When I heard her give that speech, I had a flash back of all the years here in Birmingham. It made me realize how much I am going to miss my friends and family. I have had the best times of my life here, and volleyball was just one of them. This last game was fantastic because of all the fans that came and made it very memorable.
The next day at school, everyone kept coming up to us and asking when the big Marian game was. “Next Friday” we would all say. On Saturday we had the Bedford tournament once again. And once again, Marian was there. We played amazing that day, getting into finals with Marian once again. This time went a little different though. We lost. It was a huge shocker, because they had lost their 3 best players this year and weren’t as good anymore. That was a huge let down for us. So, district week was just around the corner. We got a “by” on Monday and played Andover on Wed. That was a joke. We crushed them. Every year, Marian kicks us out of the state tournament. We had district shirts made once again this year, this time maroon and white.

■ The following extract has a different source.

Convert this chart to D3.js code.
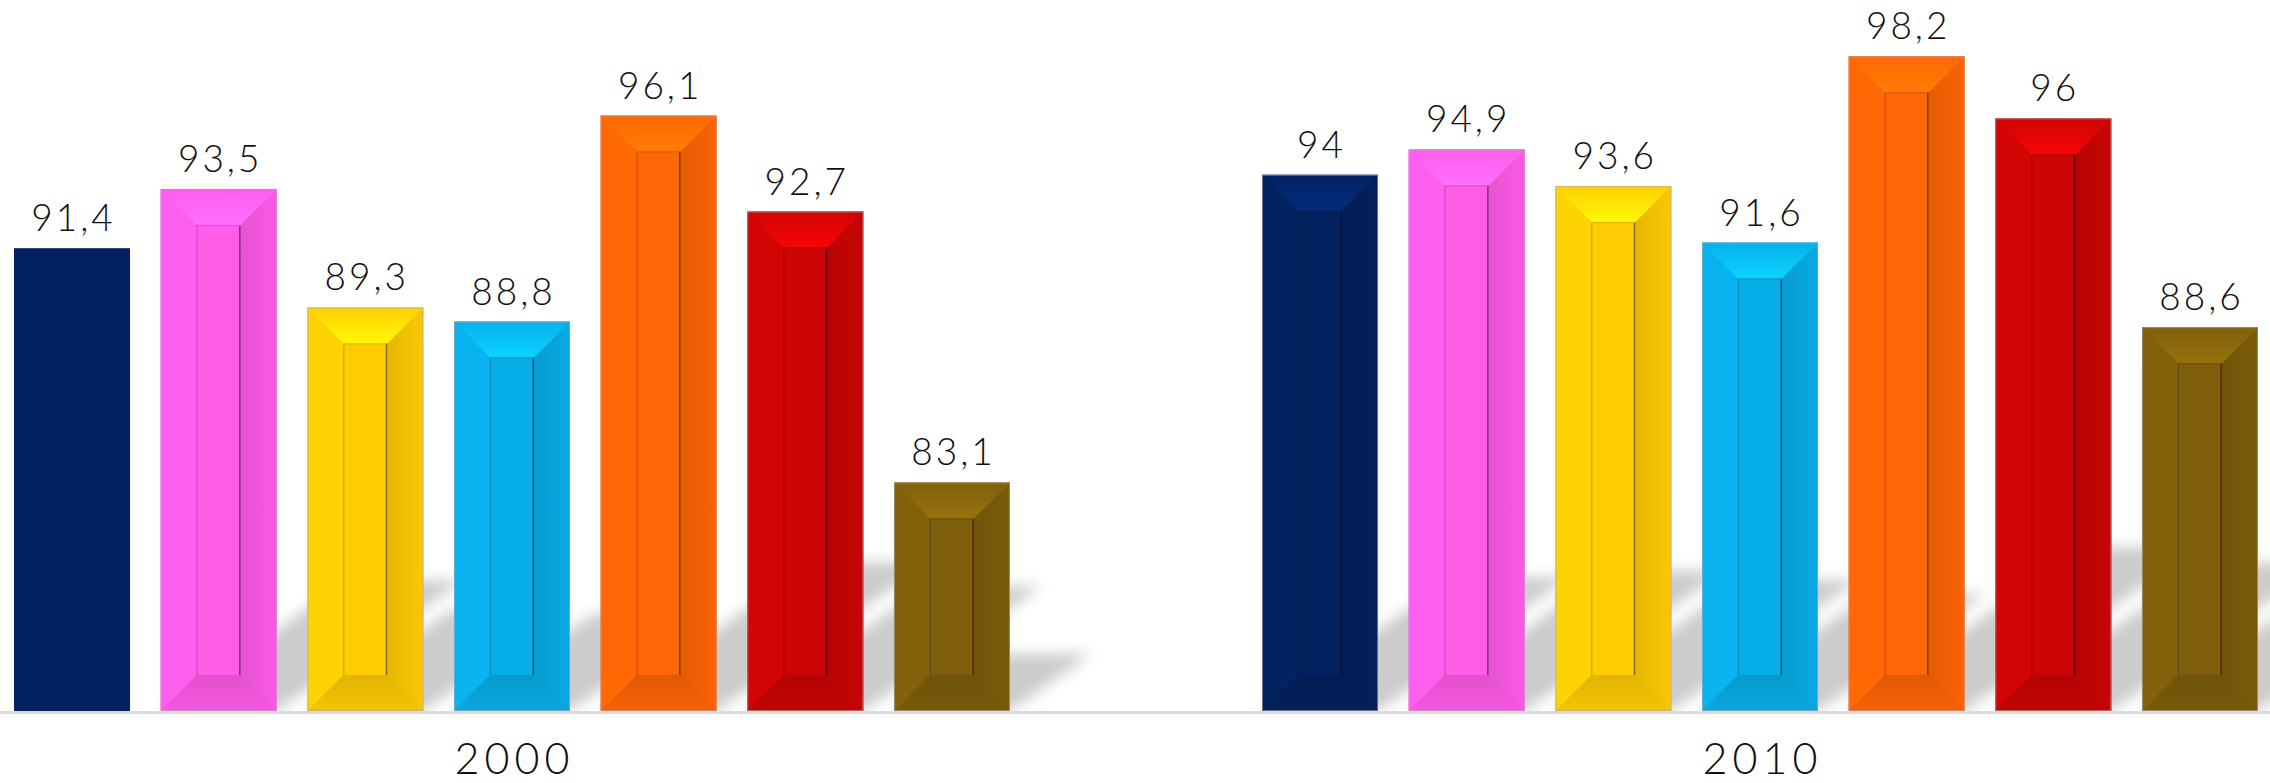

Before every game, we do a chant and say “Who’s gonna bring that blood and pain!?” from the movie “She’s the Man”. What was unusual about this year’s record was that it was exactly the same as last years, even down to the pool play games in tournaments. 38 wins, 7 losses. It was very ironic. Before the game, we had a dance party in the school parking lot on top of all the cars.

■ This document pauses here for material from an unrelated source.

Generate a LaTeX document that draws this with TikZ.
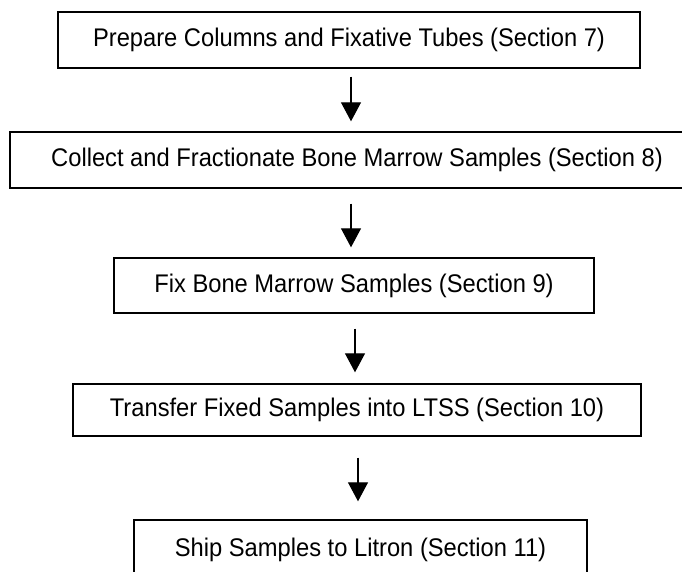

When we pulled into Groves, we were all having flashbacks of the year before. Same place, same day, same team. We walked into the gym, once again not showing any emotion. Just another game. Once again, we had an amazing student section. It was even better than last years. They all painted our numbers on their chests and held up signs with all of our names. They were dressed in a “safari” theme. They also painted their bodies to look like animals. Many people were wearing our extra tournament jerseys, which was very funny because they were skin tight and very small. The crowd of students was almost doubled this year. It was all over Facebook
Probably about 200 kids were all cheering for us. Marian had a meer 30 girls, tops. Many chants were being said amongst our student section, such as “we have boys!”, “Jesus is on our side!” “Holy night”, “If you are a Maple”, “7 Nation Army”, and many others mocking Marian’s team. The ref blew his whistle, and we shook hands. This time, we said “have fun”. Then, the game began. Marian was up with a quick 4 points, us trailing behind at 0. We pushed hard and the score was then 4-4, tied. Into the 1st game, it was 20-20. So close. Then, 27-26, Marian up by 1. Their match point. They got it. We would win the 2nd game, just like last year. That didn’t turn out like we wanted. We lost the second game. Badly. It was so bad. It was 10-25, Marian. We could feel the win slipping through our fingers. The 3rd game started, and we pretty much gave up by now. I don’t know why, but we just did. The score was 13-24, Marian’s game point. Our student section was still loud as ever on that last point. We ended up losing that last game. We all walked off the court, heads slouched and shame on our faces. This was not how we wanted to end. The student section was still cheering for us, even though we lost. They were true fans and were there for all of our games. I wouldn’t believe this was happening again. I thought we could win this year. I thought we had it in us. We walked behind the curtain and all cried as a team. This was the last time I would ever play volleyball again. That was a scary thought. We then walked back out and watched Marian receive the district championship trophy. We then went to Andrea’s house to be with the team in this sad time. We all talked about what a great season we had and how sad it was. This would never happen again. As we all left that night, we knew that was the last time we’d be together as a team. I will always love the volleyball team of 2011. They are my best friends and I couldn’t ask for a better way to end my last, final season.